Items:

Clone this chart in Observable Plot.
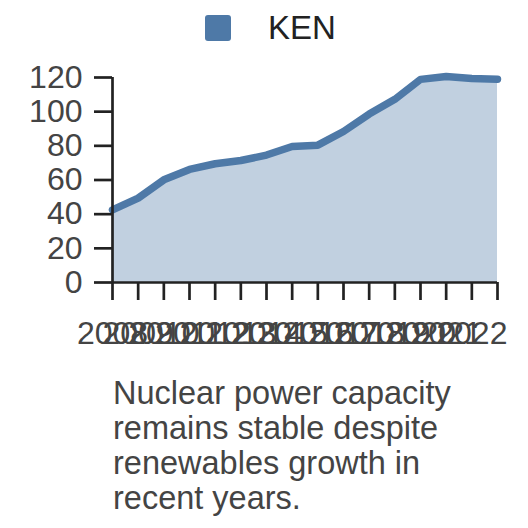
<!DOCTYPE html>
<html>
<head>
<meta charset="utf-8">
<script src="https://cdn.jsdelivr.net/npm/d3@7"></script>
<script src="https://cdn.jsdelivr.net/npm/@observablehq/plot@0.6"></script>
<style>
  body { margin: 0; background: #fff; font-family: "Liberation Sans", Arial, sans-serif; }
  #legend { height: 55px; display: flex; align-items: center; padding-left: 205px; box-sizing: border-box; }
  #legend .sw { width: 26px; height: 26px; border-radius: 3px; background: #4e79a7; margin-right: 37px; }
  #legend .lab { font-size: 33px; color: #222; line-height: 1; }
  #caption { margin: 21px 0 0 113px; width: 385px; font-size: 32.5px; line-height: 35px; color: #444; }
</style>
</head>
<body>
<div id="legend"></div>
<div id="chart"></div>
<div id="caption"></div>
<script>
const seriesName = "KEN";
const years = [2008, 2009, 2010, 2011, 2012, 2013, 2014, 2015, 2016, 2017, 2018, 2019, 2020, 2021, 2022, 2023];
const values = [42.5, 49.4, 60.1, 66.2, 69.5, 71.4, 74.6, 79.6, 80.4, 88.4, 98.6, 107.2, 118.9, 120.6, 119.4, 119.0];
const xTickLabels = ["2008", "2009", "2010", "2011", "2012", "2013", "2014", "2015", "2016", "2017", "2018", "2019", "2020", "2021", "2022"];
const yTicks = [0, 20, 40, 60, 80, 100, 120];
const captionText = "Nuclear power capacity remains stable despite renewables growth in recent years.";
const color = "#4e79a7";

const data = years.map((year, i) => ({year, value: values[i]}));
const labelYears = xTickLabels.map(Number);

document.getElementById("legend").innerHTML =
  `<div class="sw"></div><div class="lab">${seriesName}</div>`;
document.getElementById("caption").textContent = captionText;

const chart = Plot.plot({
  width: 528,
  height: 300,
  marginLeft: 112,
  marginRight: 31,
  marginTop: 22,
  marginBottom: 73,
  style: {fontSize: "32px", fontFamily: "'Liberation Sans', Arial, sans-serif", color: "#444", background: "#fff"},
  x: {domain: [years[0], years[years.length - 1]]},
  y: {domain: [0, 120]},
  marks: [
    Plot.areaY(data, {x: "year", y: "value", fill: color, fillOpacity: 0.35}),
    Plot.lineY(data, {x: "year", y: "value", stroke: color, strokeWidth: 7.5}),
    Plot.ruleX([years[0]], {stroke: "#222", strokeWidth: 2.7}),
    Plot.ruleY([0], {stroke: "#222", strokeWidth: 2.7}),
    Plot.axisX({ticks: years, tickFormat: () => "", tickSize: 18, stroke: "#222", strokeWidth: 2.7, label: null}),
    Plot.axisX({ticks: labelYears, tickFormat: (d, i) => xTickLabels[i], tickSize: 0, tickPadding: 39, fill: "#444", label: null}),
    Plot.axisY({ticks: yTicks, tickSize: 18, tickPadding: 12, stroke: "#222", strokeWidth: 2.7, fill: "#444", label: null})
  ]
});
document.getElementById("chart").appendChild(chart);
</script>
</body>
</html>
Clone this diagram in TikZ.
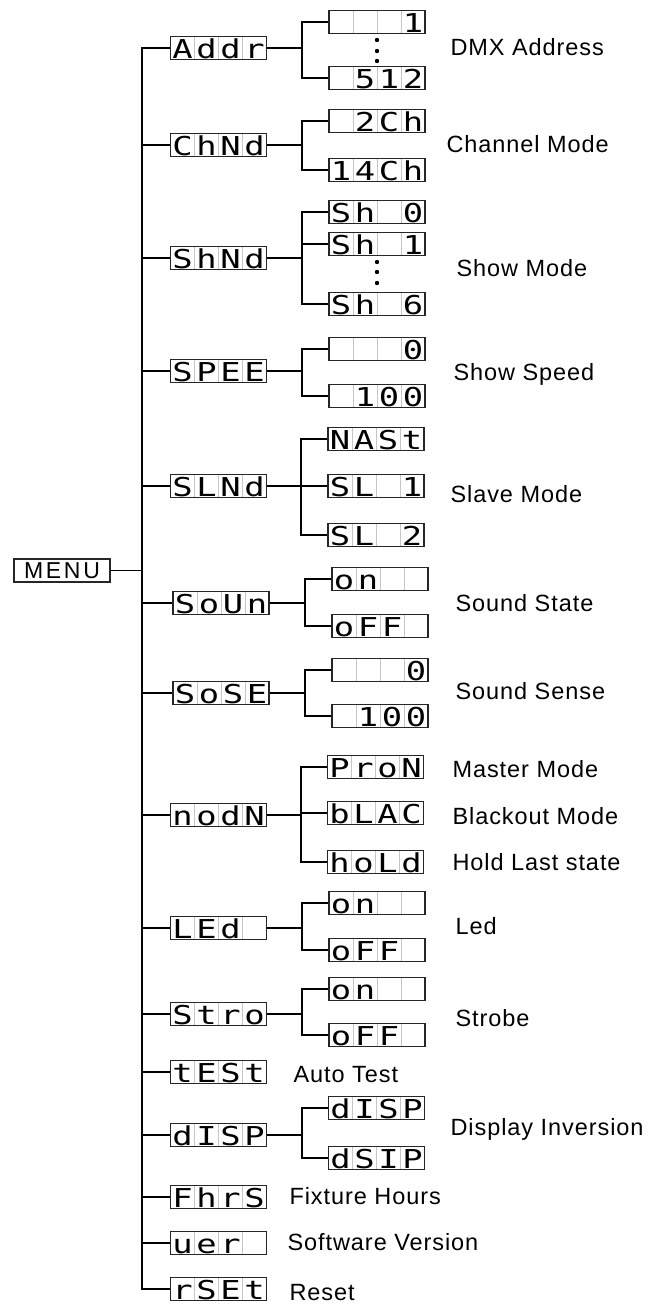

Work to be completed:
Reproduce the entries above without change, omitting all pictures.

Result:
Clone this chart in Observable Plot.
<!DOCTYPE html>
<html>
<head>
<meta charset="utf-8">
<script src="https://cdn.jsdelivr.net/npm/d3@7"></script>
<script src="https://cdn.jsdelivr.net/npm/@observablehq/plot@0.6"></script>
<style>
  body { margin: 0; background: #fff; font-family: "Liberation Sans", Arial, sans-serif; }
  #legend { height: 55px; display: flex; align-items: center; padding-left: 205px; box-sizing: border-box; }
  #legend .sw { width: 26px; height: 26px; border-radius: 3px; background: #4e79a7; margin-right: 37px; }
  #legend .lab { font-size: 33px; color: #222; line-height: 1; }
  #caption { margin: 21px 0 0 113px; width: 385px; font-size: 32.5px; line-height: 35px; color: #444; }
</style>
</head>
<body>
<div id="legend"></div>
<div id="chart"></div>
<div id="caption"></div>
<script>
const seriesName = "KEN";
const years = [2008, 2009, 2010, 2011, 2012, 2013, 2014, 2015, 2016, 2017, 2018, 2019, 2020, 2021, 2022, 2023];
const values = [42.5, 49.4, 60.1, 66.2, 69.5, 71.4, 74.6, 79.6, 80.4, 88.4, 98.6, 107.2, 118.9, 120.6, 119.4, 119.0];
const xTickLabels = ["2008", "2009", "2010", "2011", "2012", "2013", "2014", "2015", "2016", "2017", "2018", "2019", "2020", "2021", "2022"];
const yTicks = [0, 20, 40, 60, 80, 100, 120];
const captionText = "Nuclear power capacity remains stable despite renewables growth in recent years.";
const color = "#4e79a7";

const data = years.map((year, i) => ({year, value: values[i]}));
const labelYears = xTickLabels.map(Number);

document.getElementById("legend").innerHTML =
  `<div class="sw"></div><div class="lab">${seriesName}</div>`;
document.getElementById("caption").textContent = captionText;

const chart = Plot.plot({
  width: 528,
  height: 300,
  marginLeft: 112,
  marginRight: 31,
  marginTop: 22,
  marginBottom: 73,
  style: {fontSize: "32px", fontFamily: "'Liberation Sans', Arial, sans-serif", color: "#444", background: "#fff"},
  x: {domain: [years[0], years[years.length - 1]]},
  y: {domain: [0, 120]},
  marks: [
    Plot.areaY(data, {x: "year", y: "value", fill: color, fillOpacity: 0.35}),
    Plot.lineY(data, {x: "year", y: "value", stroke: color, strokeWidth: 7.5}),
    Plot.ruleX([years[0]], {stroke: "#222", strokeWidth: 2.7}),
    Plot.ruleY([0], {stroke: "#222", strokeWidth: 2.7}),
    Plot.axisX({ticks: years, tickFormat: () => "", tickSize: 18, stroke: "#222", strokeWidth: 2.7, label: null}),
    Plot.axisX({ticks: labelYears, tickFormat: (d, i) => xTickLabels[i], tickSize: 0, tickPadding: 39, fill: "#444", label: null}),
    Plot.axisY({ticks: yTicks, tickSize: 18, tickPadding: 12, stroke: "#222", strokeWidth: 2.7, fill: "#444", label: null})
  ]
});
document.getElementById("chart").appendChild(chart);
</script>
</body>
</html>
Clone this diagram in TikZ.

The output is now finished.